Begin with the first line below and retype each line exactly through the line containing "fig = go.Figure()". Any pictures are to be left out.

• **DATASET CONTENT**:
^^^^^^^^
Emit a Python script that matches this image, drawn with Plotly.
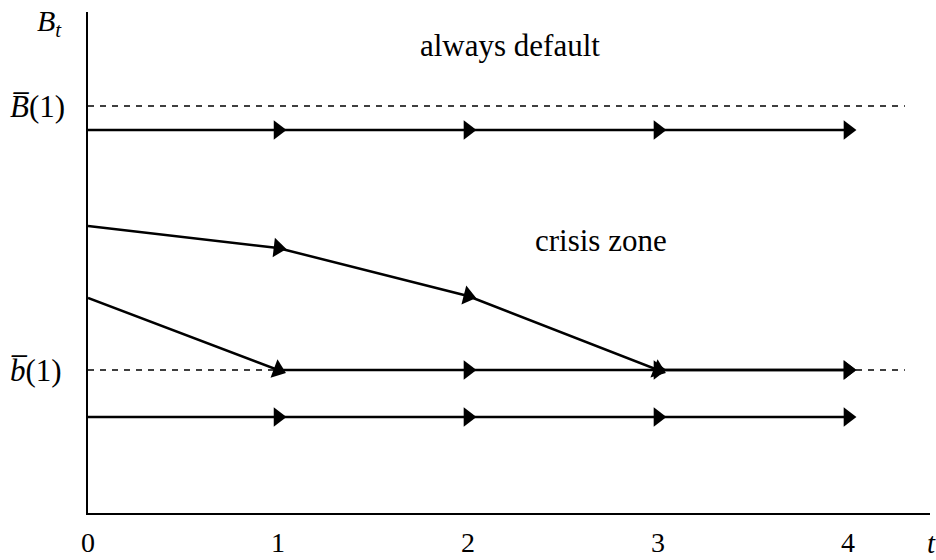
import plotly.graph_objects as go

# Time points
t_full = [0, 1, 2, 3, 4]

# Levels (arbitrary units)
B_bar = 4.07
b_bar = 1.43
top_path = [3.83, 3.83, 3.83, 3.83, 3.83]
crisis_path = [2.87, 2.65, 2.17, 1.43, 1.43]
mid_path = [2.15, 1.43, 1.43, 1.43, 1.43]
bottom_path = [0.96, 0.96, 0.96, 0.96, 0.96]

tick_vals = [0, 1, 2, 3, 4]
tick_labels = ["0", "1", "2", "3", "4"]

FONT = "Liberation Serif"
fig = go.Figure()

# dashed reference lines
for lvl in [B_bar, b_bar]:
    fig.add_trace(go.Scatter(x=[0, 4.3], y=[lvl, lvl], mode="lines",
                             line=dict(color="black", width=1.5, dash="6px,6px"),
                             hoverinfo="skip", showlegend=False))

for path in [top_path, crisis_path, mid_path, bottom_path]:
    fig.add_trace(go.Scatter(
        x=t_full, y=path, mode="lines+markers",
        line=dict(color="black", width=2.5),
        marker=dict(symbol="triangle-up", angleref="previous",
                    size=[0] + [17] * (len(path) - 1), color="black",
                    opacity=1, line=dict(width=0)),
        hoverinfo="skip", showlegend=False))

fig.add_annotation(x=2.22, y=4.68, text="always default", showarrow=False,
                   font=dict(family=FONT, size=31, color="black"))
fig.add_annotation(x=2.7, y=2.73, text="crisis zone", showarrow=False,
                   font=dict(family=FONT, size=31, color="black"))

# axis labels
fig.add_annotation(x=0, y=4.9, xref="x", yref="y", xanchor="right", xshift=-24,
                   text="<i>B</i><sub><i>t</i></sub>", showarrow=False,
                   font=dict(family=FONT, size=30, color="black"))
fig.add_annotation(x=0, y=B_bar, xref="x", yref="y", xanchor="right", xshift=-21,
                   text="<i>B\u0305</i>(1)", showarrow=False,
                   font=dict(family=FONT, size=31, color="black"))
fig.add_annotation(x=0, y=b_bar, xref="x", yref="y", xanchor="right", xshift=-24,
                   text="<i>b\u0305</i>(1)", showarrow=False,
                   font=dict(family=FONT, size=31, color="black"))
fig.add_annotation(x=4.432, y=0, xref="x", yref="y", xanchor="center", yanchor="top",
                   xshift=1, yshift=-12, text="<i>t</i>", showarrow=False,
                   font=dict(family=FONT, size=29, color="black"))

fig.update_layout(
    width=936, height=560,
    margin=dict(l=88, r=6, t=12, b=47, autoexpand=False),
    plot_bgcolor="white", paper_bgcolor="white",
    xaxis=dict(range=[0, 4.432], showgrid=False, zeroline=False, automargin=False,
               showline=True, linecolor="black", linewidth=2,
               tickvals=tick_vals, ticktext=tick_labels,
               ticks="outside", ticklen=3, tickcolor="rgba(0,0,0,0)",
               tickfont=dict(family=FONT, size=28, color="black")),
    yaxis=dict(range=[0, 5.01], showgrid=False, zeroline=False, automargin=False,
               showline=True, linecolor="black", linewidth=2,
               showticklabels=False, ticks=""),
)

fig.write_html("out.html", config={"displayModeBar": False},
               post_script="document.body.style.margin='0';document.body.style.overflow='hidden';")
^^^^^^^^
• **TASK SOLUTION**:
Emit a Python script that matches this image, drawn with Plotly.
import plotly.graph_objects as go

# Time points
t_full = [0, 1, 2, 3, 4]

# Levels (arbitrary units)
B_bar = 4.07
b_bar = 1.43
top_path = [3.83, 3.83, 3.83, 3.83, 3.83]
crisis_path = [2.87, 2.65, 2.17, 1.43, 1.43]
mid_path = [2.15, 1.43, 1.43, 1.43, 1.43]
bottom_path = [0.96, 0.96, 0.96, 0.96, 0.96]

tick_vals = [0, 1, 2, 3, 4]
tick_labels = ["0", "1", "2", "3", "4"]

FONT = "Liberation Serif"
fig = go.Figure()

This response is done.